Nokia shares drop 11% after downgrading Q3 market-share outlook

by Nick Marshall | September 5th, 2008 | 7:18 pm

The spread of economic gloom and fierce price competition between mobile phone companies has finally hit the world’s largest handset maker today.  Nokia downgraded its third-quarter market-share outlook today and immediately Nokia shares traded down 11% at 13.98 EUR, almost a three-year low.  With rival Sony Ericsson barely breaking even in the second quarter after average selling prices fell sharply leading to a two year profit warning, we hope that the analysts re-think Nokia’s position.

Certain price action by those who don’t have certain core advantages might not be as long lasting as they might think,” said Nokia’s Chief Financial Officer Rick Simonson in a conference call Friday, referring to cost cutting by rivals.

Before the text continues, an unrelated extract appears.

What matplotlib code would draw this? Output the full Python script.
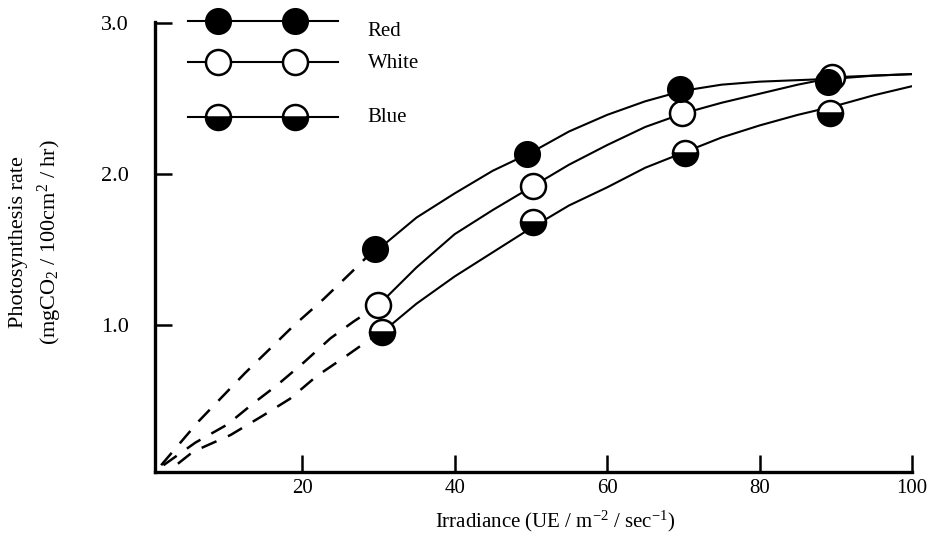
import matplotlib
matplotlib.use('Agg')
import matplotlib.pyplot as plt

plt.rcParams['font.family'] = ['Liberation Serif', 'DejaVu Serif']
plt.rcParams['mathtext.fontset'] = 'custom'
plt.rcParams['mathtext.rm'] = 'Liberation Serif'
plt.rcParams['mathtext.it'] = 'Liberation Serif:italic'

# measured points
red_x = [29.5, 49.5, 69.5, 89.0]
red_y = [1.50, 2.13, 2.56, 2.61]
white_x = [30.0, 50.3, 69.8, 89.5]
white_y = [1.13, 1.92, 2.40, 2.64]
blue_x = [30.5, 50.3, 70.2, 89.3]
blue_y = [0.95, 1.68, 2.14, 2.40]

# fitted (hand drawn) curves
curve_x = [30, 35, 40, 45, 50, 55, 60, 65, 70, 75, 80, 85, 90, 95, 100]
red_curve = [1.50, 1.71, 1.87, 2.02, 2.14, 2.28, 2.39, 2.48, 2.55, 2.59, 2.61, 2.62, 2.63, 2.65, 2.66]
white_curve = [1.13, 1.38, 1.60, 1.76, 1.91, 2.06, 2.19, 2.31, 2.40, 2.47, 2.53, 2.59, 2.64, 2.65, 2.66]
blue_curve = [0.93, 1.14, 1.32, 1.48, 1.64, 1.79, 1.91, 2.04, 2.14, 2.24, 2.32, 2.39, 2.45, 2.52, 2.58]

# extrapolated (dashed) parts towards the origin
red_dash_x = [1.5, 6.4, 12.5, 18.8, 22.8, 26.5, 29.5]
red_dash_y = [0.07, 0.36, 0.68, 0.99, 1.17, 1.35, 1.50]
white_dash_x = [1.8, 6.0, 10.2, 13.6, 16.7, 20.2, 23.7, 26.7, 30.0]
white_dash_y = [0.07, 0.22, 0.34, 0.48, 0.60, 0.75, 0.91, 1.02, 1.13]
blue_dash_x = [3.7, 5.7, 10.6, 14.9, 18.4, 21.9, 25.4, 28.5, 30.5]
blue_dash_y = [0.08, 0.16, 0.27, 0.40, 0.51, 0.66, 0.78, 0.89, 0.95]

x_ticks = [20, 40, 60, 80, 100]
y_ticks = [1.0, 2.0, 3.0]
labels = ['Red', 'White', 'Blue']

fig = plt.figure(figsize=(9.3, 5.33), dpi=100)
ax = fig.add_axes([0.1667, 0.1144, 0.814, 0.8443])

lw = 1.5
for cy in (red_curve, white_curve, blue_curve):
    ax.plot(curve_x, cy, color='black', lw=lw, zorder=2)
for dx, dy in ((red_dash_x, red_dash_y), (white_dash_x, white_dash_y),
               (blue_dash_x, blue_dash_y)):
    ax.plot(dx, dy, color='black', lw=1.8, ls=(0, (6.5, 5)), zorder=2)

ms = 18
styles = {
    'Red': dict(marker='o', markersize=ms, markerfacecolor='black',
                markeredgecolor='black', markeredgewidth=1.5),
    'White': dict(marker='o', markersize=ms, markerfacecolor='white',
                  markeredgecolor='black', markeredgewidth=1.8),
    'Blue': dict(marker='o', markersize=ms, fillstyle='bottom',
                 markerfacecolor='black', markerfacecoloralt='white',
                 markeredgecolor='black', markeredgewidth=1.8),
}
ax.plot(blue_x, blue_y, ls='none', zorder=3, **styles['Blue'])
ax.plot(white_x, white_y, ls='none', zorder=3, **styles['White'])
ax.plot(red_x, red_y, ls='none', zorder=4, **styles['Red'])

# hand-made key in the top left corner
row_y = [1.002, 0.911, 0.789]
text_y = [0.980, 0.907, 0.787]
for lab, ry, ty in zip(labels, row_y, text_y):
    ax.plot([0.0436, 0.2417], [ry, ry], color='black', lw=lw,
            transform=ax.transAxes, clip_on=False, zorder=3)
    ax.plot([0.0832, 0.185], [ry, ry], ls='none', transform=ax.transAxes,
            clip_on=False, zorder=4, **styles[lab])
    ax.text(0.281, ty, lab, transform=ax.transAxes, fontsize=15,
            va='center', ha='left')

ax.set_xlim(0.7, 100)
ax.set_ylim(0.025, 3.005)
ax.set_xticks(x_ticks)
ax.set_xticklabels([str(t) for t in x_ticks])
ax.set_yticks(y_ticks)
ax.set_yticklabels([f'{t:.1f}' for t in y_ticks])

for s in ('top', 'right'):
    ax.spines[s].set_visible(False)
for s in ('left', 'bottom'):
    ax.spines[s].set_linewidth(2.4)
ax.tick_params(axis='x', direction='in', length=12, width=1.8, pad=5, labelsize=15)
ax.tick_params(axis='y', direction='in', length=12, width=1.8, pad=19, labelsize=16)

ax.set_xlabel('Irradiance (UE / m$^{-2}$ / sec$^{-1}$)', fontsize=15)
ax.xaxis.set_label_coords(0.528, -0.082)
fig.text(0.020, 0.545, 'Photosynthesis rate', rotation=90, fontsize=16,
         ha='center', va='center')
fig.text(0.054, 0.545, '(mgCO$_2$ / 100cm$^2$ / hr)', rotation=90, fontsize=16,
         ha='center', va='center')

fig.savefig('out.png', dpi=100)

Despite the drop it seems that Nokia is still adamant in their future success, rightly so, and we need not look further than its full-year market share prediction.  Glitnir analyst, Michael Schroeder has a buy rating on Nokia Shares and a 23 EUR target price which would mark a solid year.  It seems that Samsung and Sony Ericsson’s price cuts in Asia and Samsung’s attack at the European market are generating the majority of the worries, but this still does not seem to worry the execs at Nokia.

Nokia said that it expects product launches and the start of new product shipments to be on track during the rest of the third quarter rand fourth quarter.  If you need additional assurance, realize that the highly anticipated Nokia N96 has just launched and the E71 is aggressively attacking business markets.